For the record, Pope Francis has spoken of hell as though he believes it is real. The Pope has threatened Mafiosi with it, should they fail to repent, and explained to a Girl Scout at the Tor Bella Monaca parish he was visiting in 2015 that anyone can go there who clings to the delusion of self-sufficiency and refuses to beg God’s mercy (which God will not refuse anyone who asks Him it), and described it during the course of a November 2016 fervorino in the chapel of the Domus Sanctae Marthae as a place in which one exists deprived of God’s charity.
Why Pope Francis would continue to trust that man, Scalfari, is beyond reckoning. Nearly half a dozen times since Francis’s election, have we been treated to a round of Scalfarism, the circuit of which is predictable enough, but each time more pernicious in its effect. Even if Pope Francis believes that Scalfari’s soul depends on continuing their conversations and allowing Scalfari to take egregious license with his reportage of them, he must know that the inevitable results of his commerce with the man are confusion and scandal, hence that his persistence in it constitutes a failure in his mission to confirm the brethren.

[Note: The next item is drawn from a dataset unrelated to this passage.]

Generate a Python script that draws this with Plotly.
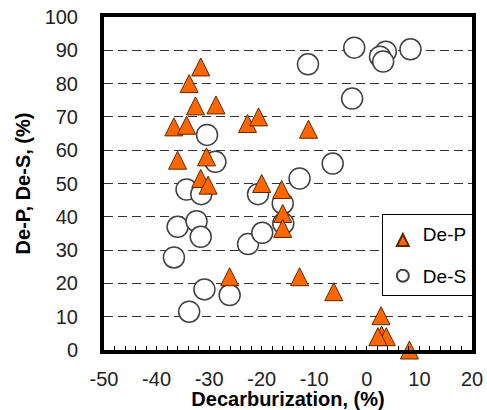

It is easy to believe the Holy Father motivated in his continued commerce with Scalfari by genuine charity, by desire that Scalfari’s soul be not lost. If the Pope’s intentions in all this are blameless, his judgment is nevertheless —indeed all the more — appalling. If the Pope’s solicitude for Scalfari’s soul is indeed so great, and Scalfari’s protestation of friendship sincere, then let Francis resign the office and go talk with his friend all day long over vino burino and briscola.